Deborah Lipstadt. Very good.

On 21 January 2016 the Oxford Union staged a debate with the proposition This House Believes Holocaust Denial Should Not Be Criminalised. As with many such debates it is worth watching in full. I have and so can you, starting by following this link. The first thing you will learn from the first speaker is that both sides of the house are fiercely opposed to holocaust denial; so the debate is purely about the best means to counter it.

There are six speakers and, though I found all the arguments interesting, I lament at the almost universal use of paper. If you are going to debate, it surely makes sense to learn how to be a proper speaker and dispense with a script.

I have chosen to cover two of them in postings on this blog. Today we look at one of the speakers for the proposition, Professor Deborah Lipstadt.

Kicking off with a stupendous opening, consisting of an immensely powerful ethos, this speech is excellently argued. It would all be even better if she did not read it.

And she doesn’t need to. The clarity of the structure and the expressiveness with which she relays what she has written is all the evidence I need that she has all the points she wants to make lodged firmly in her head, and had her script accidentally been lost her speech would be just as good and probably better. That is despite some of her arguments being, perforce, counter-intuitive and needing to be expressed in very precise wording.

It is for that reason that I shan’t try to précis or summarise her arguments. I just urge you to listen to her. And while you are about it you may notice the bearded young man behind her right elbow, concentrating fiercely and towards the end nodding in satisfaction at the arguments she delivers. He faithfully reflects me and my reactions.

She closes with a naughty pun, and harvests a well-deserved laugh.

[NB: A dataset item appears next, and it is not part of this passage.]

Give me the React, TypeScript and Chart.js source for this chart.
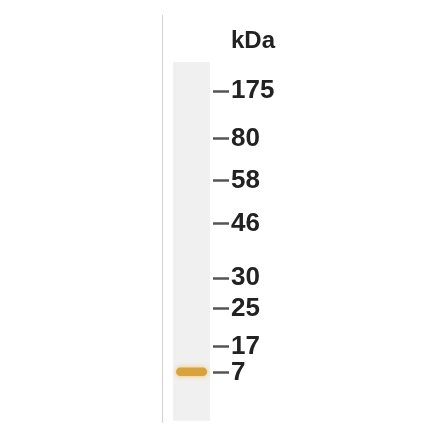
import { useEffect, useRef } from "react";
import { Chart, registerables } from "chart.js";

Chart.register(...registerables);

// marker ladder (Rf = fraction of lane length from the top)
const markerLabels = ["175", "80", "58", "46", "30", "25", "17", "7"];
const markerRf = [0.081, 0.214, 0.331, 0.451, 0.602, 0.688, 0.794, 0.866];
const unitLabel = "kDa";
const unitRf = -0.057;

// sample lane and its single band
const laneRf = [0, 1];
const bandRf = [0.851, 0.875];

const FONT = "'Liberation Sans', Arial, sans-serif";

const bandGlow = {
  id: "bandGlow",
  beforeDatasetDraw(chart: Chart, args: { index: number }) {
    if (args.index !== 0) return;
    const ctx = chart.ctx;
    ctx.save();
    ctx.shadowColor = "rgba(240,190,90,0.9)";
    ctx.shadowBlur = 5;
  },
  afterDatasetDraw(chart: Chart, args: { index: number }) {
    if (args.index !== 0) return;
    chart.ctx.restore();
  },
};

export default function App() {
  const canvasRef = useRef<HTMLCanvasElement | null>(null);

  useEffect(() => {
    document.body.style.margin = "0";
    if (!canvasRef.current) return;

    const ticksAll = [unitRf, ...markerRf];
    const labelsAll = [unitLabel, ...markerLabels];

    const chart = new Chart(canvasRef.current, {
      type: "bar",
      data: {
        datasets: [
          {
            label: "band",
            data: [{ x: 0.58, y: bandRf }],
            backgroundColor: "#d8a33c",
            borderRadius: 5,
            borderSkipped: false,
            grouped: false,
            categoryPercentage: 1,
            barPercentage: 0.61,
            order: 0,
          },
          {
            label: "lane",
            data: [{ x: 0.58, y: laneRf }],
            backgroundColor: "#f0f0f0",
            borderSkipped: false,
            grouped: false,
            categoryPercentage: 1,
            barPercentage: 0.725,
            order: 1,
          },
        ] as any,
      },
      options: {
        animation: false,
        responsive: true,
        maintainAspectRatio: false,
        layout: { padding: { left: 162, top: 15, bottom: 18, right: 0 } },
        plugins: { legend: { display: false }, tooltip: { enabled: false } },
        scales: {
          x: {
            type: "linear",
            min: 0,
            max: 1,
            offset: false,
            afterBuildTicks: (s: any) => {
              s.ticks = [{ value: 0 }];
            },
            ticks: { display: false },
            grid: {
              offset: false,
              drawTicks: false,
              lineWidth: 1,
              color: (c: any) => (c.tick && c.tick.value === 0 ? "#d2d2d2" : "transparent"),
            },
            border: { display: false },
          },
          y: {
            type: "linear",
            position: "right",
            reverse: true,
            min: -0.131,
            max: 1.006,
            afterBuildTicks: (s: any) => {
              s.ticks = ticksAll.map((v) => ({ value: v }));
            },
            afterFit: (s: any) => {
              s.width = 227;
              s.paddingTop = 0;
              s.paddingBottom = 0;
            },
            ticks: {
              autoSkip: false,
              padding: 2,
              color: "#222222",
              font: (c: any) =>
                c.index === 0
                  ? { family: FONT, size: 24, weight: "bold" }
                  : { family: FONT, size: 26, weight: "bold" },
              callback: (_v: any, i: number) => labelsAll[i],
            },
            grid: {
              drawOnChartArea: false,
              drawTicks: true,
              tickLength: 16,
              tickWidth: 2.5,
              tickColor: (c: any) => (c.index === 0 ? "transparent" : "#555555"),
            },
            border: { display: false },
          },
        },
      } as any,
      plugins: [bandGlow as any],
    });

    return () => {
      chart.destroy();
    };
  }, []);

  return (
    <div style={{ position: "relative", width: 440, height: 441, background: "#fff" }}>
      <canvas ref={canvasRef} />
    </div>
  );
}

Geert Wilders is controversial

In 2017 the Heroes of Conscience Awards Dinner, held by the American Freedom Alliance had its keynote speech delivered by Dutch Member of Parliament, Geert Wilders. He was their Hero of Conscience honoree for 2009.

If the speaker introducing Wilders seems familiar, it could mean that you are a very assiduous reader of this blog, as Evan Sayet had a speech critiqued here in November 2017. It is sadly one of those postings that no longer have a speech to watch, as that speech has been taken off line. It is time I critiqued another of his speeches, but in the meantime I have doctored that posting a little by replacing the removed video with a five-minute cameo speech from Sayet. I wonder how long they will allow that one to remain.

Either Evan Sayet is very small or Geert Wilders is a giant. At the hand-over/handshake Sayet barely reaches Wilders’ shoulder. It’s not an important detail, just a passing observation.

As often happens on this blog, my first impression of Wilders is disappointment that he is reading his speech. I know that English is not his first language, indeed given that he lived for a time in Israel it may not be even his second language, but my having been married for a quarter of a century to a Dane I tend to take for granted that Northern Europeans speak brilliant English. Regardless, I know for certain that Wilders could easily be taught to dispense with that script and speak even more compellingly than he does.

My second impression is when he commends the audience on their courage for being there. He tells us the building is protected by several armed security officers. This for him is commonplace: he lives with constant armed protection because those nice people who espouse the Religion of Peace have condemned him to death.

They are not the only ones hounding him: the political class all over Europe tie themselves in knots trying to silence this senior European parliamentarian. What little success they have had has always been temporary.

There is no denying that he is controversial. You may agree or disagree with his views but you at least can know what it is that you agree or disagree with, without having to rely on hearsay reporting from increasingly untrustworthy media, because the USA has the First Amendment and because I support free speech.